I never liked the ordinance because it didn't make sense to me to single out just one industry for a higher minimum wage, especially when it was mainly devised as an effort to get back at one company within that industry. More important, perhaps, I couldn't see taking the risk of denying jobs to communities that need them the most.

Supporters say the stores will come anyway because they need the market to continue their expansion. I can't say for sure. If the stores think there's money to be made, I'm sure they'll get here eventually. But they haven't so far.

Everybody likes the big-box ordinance's promise of higher wages, which is why the polls show so much public support and why 31 aldermen still found it advisable to vote against Daley. I find myself in agreement with the mayor: if you're going to raise the minimum wage, great, but you'd better go to Springfield and approach it on a state level.

Supporters of the ordinance cast opponents as pawns of big corporations. Opponents portrayed supporters as pawns of the labor unions.

Democracy restored?

It seems to me like an issue where people could simply have an honest difference of opinion, but if this is what it takes to restore democracy to Chicago, I'd rather fuel the fire than put it out.

Organized labor, a lap dog at City Hall during most of Daley's 17 years in office, is suddenly reinvigorated politically. Aldermen were debating an issue of public policy on its merits, some more coherently than others.

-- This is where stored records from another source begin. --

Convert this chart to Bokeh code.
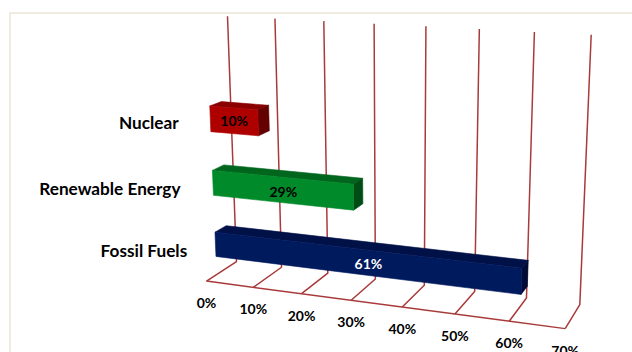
import numpy as np
from bokeh.core.properties import value
from bokeh.embed import file_html
from bokeh.models import Range1d
from bokeh.plotting import figure
from bokeh.resources import INLINE

# Chart data, listed bottom to top along the category axis
categories = ["Fossil Fuels", "Renewable Energy", "Nuclear"]
shares = [61, 29, 10]
value_ticks = [0, 10, 20, 30, 40, 50, 60, 70]
tick_labels = ["0%", "10%", "20%", "30%", "40%", "50%", "60%", "70%"]

# Face colours per bar: front, top, side; then label colour
front_colors = ["#001A5E", "#008A29", "#AF0000"]
top_colors = ["#001148", "#00661E", "#8A0000"]
side_colors = ["#000C38", "#004C15", "#640000"]
label_colors = ["#FFFFFF", "#000000", "#000000"]

GRID_COLOR = "#A83A3A"
FONT = "Lato"
AXIS_MAX = 70

# Where the box corners of the 3D scene land on the page:
# (value fraction, depth, height) -> (pixel x, pixel y)
cube_corners = [(0, 0, 0), (1, 0, 0), (0, 1, 0), (1, 1, 0), (0, 1, 1), (1, 1, 1)]
page_corners = [(206, 280.7), (564.7, 328), (236, 261), (579.3, 304.3), (227, 15.7), (590.7, 34.3)]

# Solve the perspective camera from those correspondences
rows, rhs = [], []
for (a, b, c), (u, v) in zip(cube_corners, page_corners):
    rows.append([a, b, c, 1, 0, 0, 0, 0, -u * a, -u * b, -u * c])
    rhs.append(u)
    rows.append([0, 0, 0, 0, a, b, c, 1, -v * a, -v * b, -v * c])
    rhs.append(v)
cam = np.linalg.lstsq(np.array(rows, float), np.array(rhs, float), rcond=None)[0]
cam = np.append(cam, 1.0).reshape(3, 4)


def project(val, depth, height):
    """Map a value on the percent axis plus scene depth and height to the page."""
    q = cam @ np.array([val / AXIS_MAX, depth, height, 1.0])
    return q[0] / q[2], q[1] / q[2]


# Bars sit in the middle of the box depth; each category holds a third of the height
DEPTH_FRONT, DEPTH_BACK = 0.33, 0.70
BAR_FILL = 0.30  # fraction of the box height taken by a bar
band_centers = [0.125, 0.375, 0.628]

# Category name placement relative to the 0% end of each bar
name_dx = [-18, -22, -21]
name_dy = [6, 6, 4]
share_dy = [1, 1, 0]

p = figure(
    width=632, height=352, output_backend="svg", toolbar_location=None,
    x_range=Range1d(0, 632), y_range=Range1d(352, 0),
    min_border=0, outline_line_color=None,
)
p.axis.visible = False
p.grid.visible = False
p.background_fill_color = "#FFFFFF"
p.border_fill_color = "#FFFFFF"

# Chart frame: only its top and left edges fall inside the page
p.line([9.5, 9.5, 632], [352, 12.5, 12.5], line_color="#EFEBDF", line_width=2)

# Gridlines up the back wall and across the floor
for t in value_ticks:
    x0, y0 = project(t, 0, 0)
    x1, y1 = project(t, 1, 0)
    x2, y2 = project(t, 1, 1)
    p.line([x0, x1, x2], [y0, y1, y2], line_color=GRID_COLOR, line_width=1.5)

# Front edge of the floor
xa, ya = project(value_ticks[0], 0, 0)
xb, yb = project(value_ticks[-1], 0, 0)
p.line([xa, xb], [ya, yb], line_color=GRID_COLOR, line_width=1.5)

# Bars: top and side faces first, front face over them
for i, share in enumerate(shares):
    h0 = band_centers[i] - BAR_FILL / 3 / 2
    h1 = band_centers[i] + BAR_FILL / 3 / 2
    fbl = project(0, DEPTH_FRONT, h0)
    fbr = project(share, DEPTH_FRONT, h0)
    ftl = project(0, DEPTH_FRONT, h1)
    ftr = project(share, DEPTH_FRONT, h1)
    btl = project(0, DEPTH_BACK, h1)
    btr = project(share, DEPTH_BACK, h1)
    bbr = project(share, DEPTH_BACK, h0)

    p.patch(*zip(ftl, btl, btr, ftr), fill_color=top_colors[i],
            line_color=top_colors[i], line_width=0.6)
    p.patch(*zip(ftr, btr, bbr, fbr), fill_color=side_colors[i],
            line_color=side_colors[i], line_width=0.6)
    p.patch(*zip(fbl, ftl, ftr, fbr), fill_color=front_colors[i],
            line_color=front_colors[i], line_width=0.6)

    cx = (fbl[0] + fbr[0] + ftl[0] + ftr[0]) / 4
    cy = (fbl[1] + fbr[1] + ftl[1] + ftr[1]) / 4
    p.text([cx], [cy + share_dy[i]], text=[f"{share}%"], text_color=label_colors[i],
           text_font=value(FONT), text_font_style="bold", text_font_size="14px",
           text_align="center", text_baseline="middle")

    # Category name, right-aligned against the 0% end of the bar
    lx = project(0, 0, band_centers[i])[0] + name_dx[i]
    ly = (fbl[1] + ftl[1]) / 2 + name_dy[i]
    p.text([lx], [ly], text=[categories[i]], text_color="#000000",
           text_font=value(FONT), text_font_style="bold", text_font_size="17.2px",
           text_align="right", text_baseline="middle")

# Percent labels under the floor's front edge
for t, lab in zip(value_ticks, tick_labels):
    tx, ty = project(t, 0, 0)
    p.text([tx], [ty + 21.5], text=[lab], text_color="#000000",
           text_font=value(FONT), text_font_style="bold", text_font_size="14px",
           text_align="center", text_baseline="middle")

open("out.html", "w").write(file_html(p, INLINE))
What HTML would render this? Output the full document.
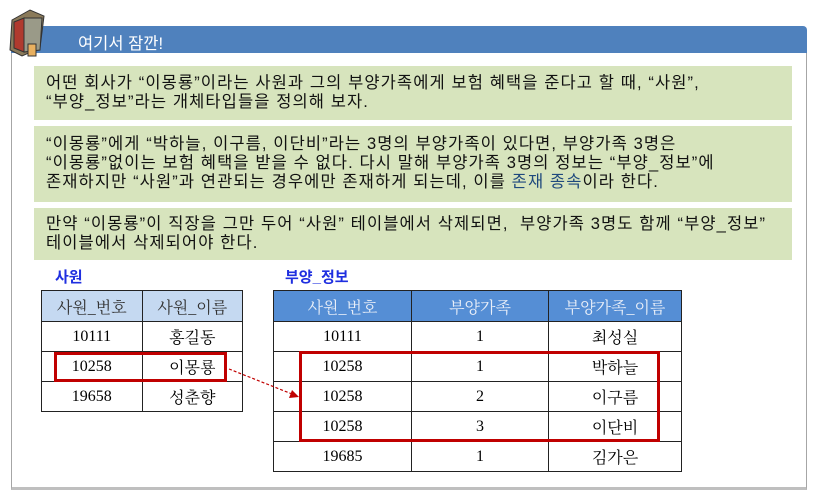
<!DOCTYPE html>
<html><head><meta charset="utf-8"><style>
body{margin:0;width:822px;height:496px;background:#fff;position:relative;overflow:hidden;font-family:"Liberation Sans","Noto Sans CJK KR",sans-serif}
.abs{position:absolute}
.bar{left:11px;top:26px;width:796px;height:27px;background:#4f81bd;border-radius:4px 4px 0 0;color:#fff;font-size:16.5px}
.panel{left:11px;top:53px;width:794px;height:434px;border:1px solid #a6a6a6;border-top:none;border-bottom:3px solid #bfbfbf}
.g{left:34px;width:758px;background:#d7e4bd;font-size:16.5px;letter-spacing:1.1px;color:#111;line-height:19px;padding:0 0 0 12px;box-sizing:border-box;white-space:nowrap}
table{border-collapse:collapse;position:absolute;font-family:"Liberation Serif","Noto Serif CJK SC","Noto Sans CJK KR",serif;font-size:16px}
td{border:1.5px solid #222;text-align:center;padding:0;height:29px}
.lbl{color:#1f2fe0;font-weight:bold;font-size:15px}
.red{border:3px solid #c00000;box-sizing:border-box}
</style></head><body>
<div class="abs bar"><span style="position:absolute;left:67px;top:4px">여기서 잠깐!</span></div>
<svg class="abs" style="left:6px;top:6px;z-index:5" width="42" height="52">
<path d="M6 14 L24 4 L38 10 L34 42 L16 50 L4 44Z" fill="#8a7a5a" stroke="#333"/>
<path d="M8 16 L18 12 L18 46 L8 42Z" fill="#b03a2e" stroke="#333"/>
<path d="M18 12 L36 12 L34 44 L18 46Z" fill="#9a9a88" stroke="#333"/>
<path d="M22 38 L30 38 L30 50 L22 50Z" fill="#e8b060" stroke="#333"/>
</svg>
<div class="abs panel"></div>
<div class="abs g" style="top:66px;height:54px;padding-top:8px">어떤 회사가 “이몽룡”이라는 사원과 그의 부양가족에게 보험 혜택을 준다고 할 때, “사원”,<br>“부양_정보”라는 개체타입들을 정의해 보자.</div>
<div class="abs g" style="top:126px;height:76px;padding-top:9px">“이몽룡”에게 “박하늘, 이구름, 이단비”라는 3명의 부양가족이 있다면, 부양가족 3명은<br>“이몽룡”없이는 보험 혜택을 받을 수 없다. 다시 말해 부양가족 3명의 정보는 “부양_정보”에<br>존재하지만 “사원”과 연관되는 경우에만 존재하게 되는데, 이를 <span style="color:#1f497d">존재 종속</span>이라 한다.</div>
<div class="abs g" style="top:208px;height:52px;padding-top:7px">만약 “이몽룡”이 직장을 그만 두어 “사원” 테이블에서 삭제되면,&nbsp; 부양가족 3명도 함께 “부양_정보”<br>테이블에서 삭제되어야 한다.</div>
<div class="abs lbl" style="left:55px;top:266px">사원</div>
<div class="abs lbl" style="left:285px;top:266px">부양_정보</div>
<table style="left:41px;top:290px;width:202px">
<tr style="background:#c5d9f1;color:#333"><td style="height:30px">사원_번호</td><td>사원_이름</td></tr>
<tr><td>10111</td><td>홍길동</td></tr>
<tr><td>10258</td><td>이몽룡</td></tr>
<tr><td>19658</td><td>성춘향</td></tr>
</table>
<table style="left:273px;top:290px;width:409px">
<tr style="background:#558ed5;color:#e8eef8"><td style="height:30px;width:137px">사원_번호</td><td style="width:136px">부양가족</td><td>부양가족_이름</td></tr>
<tr><td>10111</td><td>1</td><td>최성실</td></tr>
<tr><td>10258</td><td>1</td><td>박하늘</td></tr>
<tr><td>10258</td><td>2</td><td>이구름</td></tr>
<tr><td>10258</td><td>3</td><td>이단비</td></tr>
<tr><td>19685</td><td>1</td><td>김가은</td></tr>
</table>
<div class="abs red" style="left:54px;top:352px;width:173px;height:30px"></div>
<div class="abs red" style="left:299px;top:351px;width:361px;height:91px"></div>
<svg class="abs" style="left:0;top:0" width="822" height="496">
<line x1="229" y1="369" x2="292" y2="394" stroke="#c00000" stroke-width="1.2" stroke-dasharray="3,2"/>
<path d="M299 397 L289 398 L292 390Z" fill="#c00000"/>
</svg>
</body></html>
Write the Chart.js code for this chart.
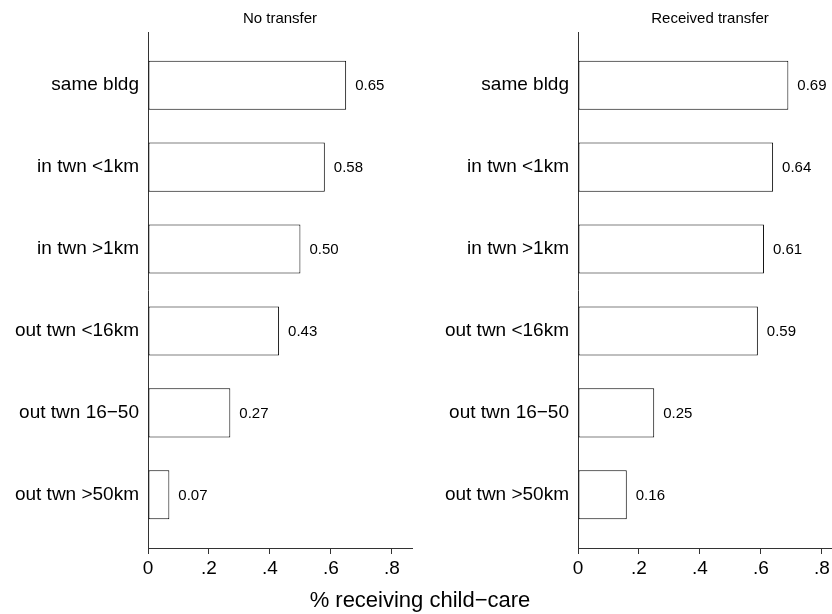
<!DOCTYPE html>
<html>
<head>
<meta charset="utf-8">
<script src="https://cdn.jsdelivr.net/npm/chart.js@4/dist/chart.umd.min.js"></script>
<style>
  html, body { margin: 0; padding: 0; background: #fff; }
  body { width: 832px; height: 614px; position: relative; overflow: hidden; }
  .panel { position: absolute; top: 0; width: 420px; height: 614px; }
  #axisTitle {
    position: absolute; left: 0; top: 589px; width: 840px;
    text-align: center; font: 22px "Liberation Sans", Arial, sans-serif;
    line-height: 22px; color: #000;
  }
</style>
</head>
<body>
<div class="panel" style="left:0"><canvas id="noTransfer"></canvas></div>
<div class="panel" style="left:430px"><canvas id="received"></canvas></div>
<div id="axisTitle">% receiving child−care</div>

<script>
// distance of the recipient to the parent
const categories = ['same bldg', 'in twn <1km', 'in twn >1km', 'out twn <16km', 'out twn 16−50', 'out twn >50km'];
const noTransfer = [0.65, 0.58, 0.50, 0.43, 0.27, 0.07];
const receivedTransfer = [0.69, 0.64, 0.61, 0.59, 0.25, 0.16];
const xTicks = [0, 0.2, 0.4, 0.6, 0.8];

const FONT = '"Liberation Sans", Arial, sans-serif';
const AXIS_COLOR = '#333';

// write the value just past the end of each bar
const valueLabels = {
    id: 'valueLabels',
    afterDatasetsDraw(chart) {
        const ctx = chart.ctx;
        const meta = chart.getDatasetMeta(0);
        const data = chart.data.datasets[0].data;
        ctx.save();
        ctx.font = '15px ' + FONT;
        ctx.fillStyle = '#000';
        ctx.textAlign = 'left';
        ctx.textBaseline = 'middle';
        meta.data.forEach((bar, i) => {
            ctx.fillText(data[i].x.toFixed(2), bar.x + 9, bar.y + 1);
        });
        ctx.restore();
    }
};

function makePanel(id, title, values) {
    return new Chart(document.getElementById(id), {
        type: 'bar',
        data: {
            datasets: [{
                data: values.map((v, i) => ({ x: v, y: i })),
                backgroundColor: '#fff',
                borderColor: '#000',
                borderWidth: 1,
                borderSkipped: false,
                barPercentage: 0.6,
                categoryPercentage: 1
            }]
        },
        options: {
            indexAxis: 'y',
            responsive: true,
            maintainAspectRatio: false,
            animation: false,
            events: [],
            layout: { padding: { top: 0, right: 8, bottom: 0, left: 0 } },
            plugins: {
                legend: { display: false },
                tooltip: { enabled: false },
                title: {
                    display: true,
                    text: title,
                    fullSize: false,
                    color: '#000',
                    font: { family: FONT, size: 15, weight: 'normal', lineHeight: 1.2 },
                    padding: { top: 10, bottom: 4 }
                }
            },
            scales: {
                x: {
                    type: 'linear',
                    min: 0,
                    max: 0.866,
                    afterBuildTicks: s => { s.ticks = xTicks.map(v => ({ value: v })); },
                    afterFit: s => { s.height = 66; },
                    border: { display: true, color: AXIS_COLOR, width: 1 },
                    grid: { display: true, drawOnChartArea: false, drawTicks: true, tickLength: 6, color: AXIS_COLOR },
                    ticks: {
                        color: '#000',
                        padding: 3,
                        maxRotation: 0,
                        font: { family: FONT, size: 19 },
                        callback: v => v === 0 ? '0' : v.toFixed(1).replace(/^0/, '')
                    }
                },
                y: {
                    type: 'linear',
                    reverse: true,
                    offset: false,
                    min: -0.65,
                    max: 5.65,
                    afterBuildTicks: s => { s.ticks = categories.map((c, i) => ({ value: i })); },
                    afterFit: s => { s.width = 148; },
                    border: { display: true, color: AXIS_COLOR, width: 1 },
                    grid: { display: false, drawTicks: false, offset: false },
                    ticks: {
                        color: '#000',
                        padding: 9,
                        font: { family: FONT, size: 19 },
                        callback: v => categories[v]
                    }
                }
            }
        },
        plugins: [valueLabels]
    });
}

makePanel('noTransfer', 'No transfer', noTransfer);
makePanel('received', 'Received transfer', receivedTransfer);
</script>
</body>
</html>
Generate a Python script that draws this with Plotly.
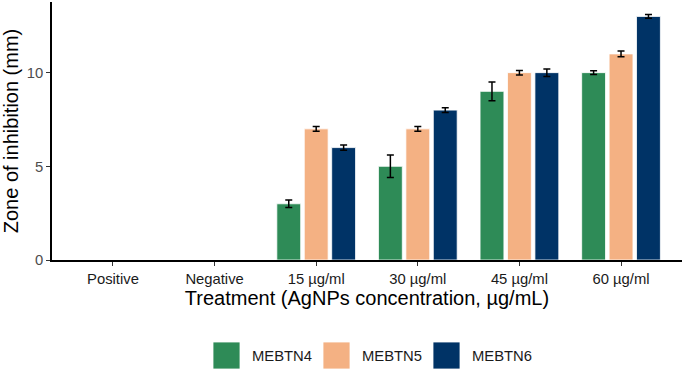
import plotly.graph_objects as go

categories = ["Positive", "Negative", "15 µg/ml", "30 µg/ml", "45 µg/ml", "60 µg/ml"]
series_names = ["MEBTN4", "MEBTN5", "MEBTN6"]
mebtn4 = [0, 0, 3, 5, 9, 10]
mebtn5 = [0, 0, 7, 7, 10, 11]
mebtn6 = [0, 0, 6, 8, 10, 13]
mebtn4_err = [0, 0, 0.2, 0.6, 0.5, 0.1]
mebtn5_err = [0, 0, 0.13, 0.13, 0.12, 0.15]
mebtn6_err = [0, 0, 0.14, 0.13, 0.2, 0.1]
y_ticks = [0, 5, 10]

colors = ["#2E8B57", "#F4B183", "#003366"]
values = [mebtn4, mebtn5, mebtn6]
errors = [mebtn4_err, mebtn5_err, mebtn6_err]

FONT = "Liberation Sans, Arial, sans-serif"

fig = go.Figure()
for name, vals, errs, col in zip(series_names, values, errors, colors):
    # zero-height bars (no inhibition) are drawn as empty, with no error bar
    yv = [v if v > 0 else None for v in vals]
    fig.add_trace(go.Bar(
        x=categories, y=yv, name=name,
        marker=dict(color=col, line=dict(color="white", width=0.8)),
        error_y=dict(type="data", array=errs, visible=True, color="black",
                     thickness=1.5, width=3.5),
        showlegend=False, hoverinfo="skip",
    ))

# manual legend (large square keys), positioned in paper coordinates
W, H = 685, 371
L, R, T, B = 52, 3, 2, 111
pw, ph = W - L - R, H - T - B
def px_x(x):
    return (x - L) / pw
def px_y(y):
    return (H - B - y) / ph

key_left0 = 213
step = 110
for i, (name, col) in enumerate(zip(series_names, colors)):
    x0 = key_left0 + i * step
    fig.add_shape(type="rect", xref="paper", yref="paper",
                  x0=px_x(x0), x1=px_x(x0 + 27), y0=px_y(369), y1=px_y(342),
                  fillcolor=col, line=dict(color="white", width=0.8), layer="above")
    fig.add_annotation(xref="paper", yref="paper", x=px_x(x0 + 37), y=px_y(356),
                       text=name, showarrow=False, xanchor="left", yanchor="middle",
                       font=dict(family=FONT, size=14.8, color="#1a1a1a"))

fig.update_layout(
    width=W, height=H,
    margin=dict(l=L, r=R, t=T, b=B),
    paper_bgcolor="white", plot_bgcolor="white",
    barmode="group", bargap=0.19, bargroupgap=0.13,
    hovermode=False,
    font=dict(family=FONT, size=14.8, color="#4D4D4D"),
)
fig.update_xaxes(
    range=[-0.6, 5.6], showline=True, linecolor="black", linewidth=1.5,
    ticks="outside", ticklen=4, tickcolor="#333333", tickwidth=1.2,
    showgrid=False, zeroline=False,
    tickfont=dict(family=FONT, size=14.8, color="#1a1a1a"),
    title=dict(text="Treatment (AgNPs concentration, µg/mL)",
               font=dict(family=FONT, size=20, color="black"), standoff=4),
)
fig.update_yaxes(
    range=[0, 13.77], tickvals=y_ticks, showline=True, linecolor="black", linewidth=1.5,
    ticks="outside", ticklen=4, tickcolor="#333333", tickwidth=1.2,
    showgrid=False, zeroline=False,
    tickfont=dict(family=FONT, size=14.8, color="#4D4D4D"),
    title=dict(text="Zone of inhibition (mm)",
               font=dict(family=FONT, size=20, color="black"), standoff=4),
)

fig.write_html("out.html", config={"displayModeBar": False},
               post_script="document.body.style.margin='0';")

Ald. Howard Brookins (21st) was making a pretty good speech in defense of his opposition to the ordinance when he suddenly veered into some misguided comments about how he understood how tough it must be to support a family with a low-wage job because "I can't afford to feed my kids with a six-figure income."

That's the kind of thing that will lose an election a lot faster than having the unions lined up against you.